AUDIl dollaro australiano si è indebolito ieri, da 0,64 a 0,63 AUD/USD, sul generalizzato recupero del dollaro USA e sulla decisione della Reserve Bank of Australia di alzare i tassi anche questo mese di soli 25 pb, a 2,85%.
Le attese di consenso erano per un rialzo di 25 pb, ma alcuni previsori si aspettavano un rialzo più ampio, di 50 pb, dopo che l’inflazione aveva sorpreso verso l’alto, mostrando un aumento superiore al previsto nel 3° trimestre, da 6,1% a 7,3%.
La RBA ha spiegato la decisione con (i) l’entità della restrizione già attuata sino ad ora (275 pb di rialzo complessivi da maggio ad oggi), (ii) il lag temporale con cui la politica monetaria si trasmette all’economia, (iii) il deterioramento del quadro di crescita globale e domestico.
La RBA infatti ha sì rivisto al rialzo le previsioni di inflazione (attesa raggiungere un picco intorno all’8% per fine anno, e poi scendere a 4¾% l’anno prossimo e verso il 3% nel 2024) ma ha anche rivisto al ribasso quelle di crescita (attesa intorno al 3% quest’anno ma in ampio rallentamento a 1,5% sia nel 2023 sia nel 2024).
Tale scenario è coerente con la possibilità di nuova debolezza per il dollaro australiano nel breve, e di recupero limitato nel corso dell’anno prossimo.

 

PREVISIONI:

AREA EURO – Le stime finali dovrebbero confermare l’ampio calo del PMI manifatturiero in ottobre, a 46,6 da un precedente 48,4.
Sulla lettura aggregata ha pesato il crollo dell’indice tedesco (a 45,7 da 47,8), ma si è vista una accelerazione del ritmo di contrazione anche in Francia (a 47,4 da 47,7).
È probabile che le prime lettura per Italia e Spagna registrino anch’esse un peggioramento dell’attività rispetto al mese precedente.
In Italia vediamo un calo del PMI manifatturiero a 47,5 da un precedente 48,3.

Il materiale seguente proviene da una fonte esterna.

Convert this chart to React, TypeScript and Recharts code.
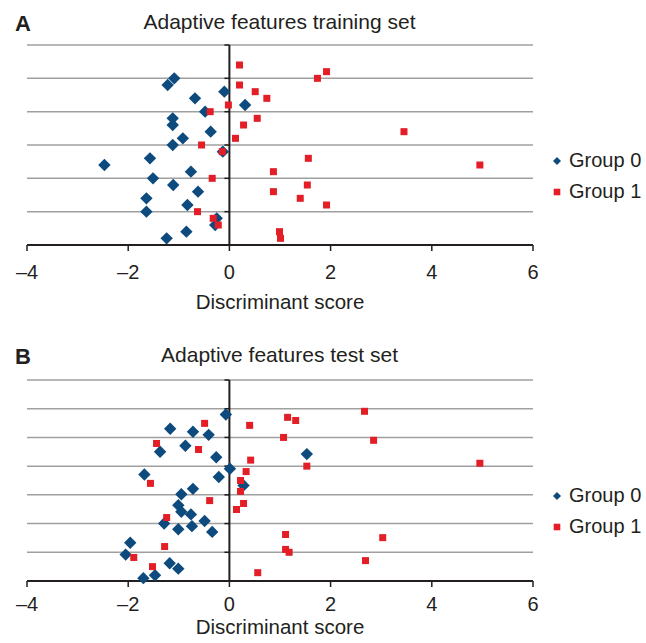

GERMANIA – Oggi il tasso di disoccupazione dovrebbe mantenersi invariato al 5,5% in ottobre; ci aspettiamo un aumento moderato del tasso dei senza lavoro nei prossimi mesi.

STATI UNITI – La stima ADP dei nuovi occupati non agricoli privati è prevista dal consenso a 193 mila, con indicazioni di dinamica occupazionale sempre positiva, ma in rallentamento, in linea con le indicazioni delle indagini e con le crescenti preoccupazioni delle imprese per le prospettive della domanda.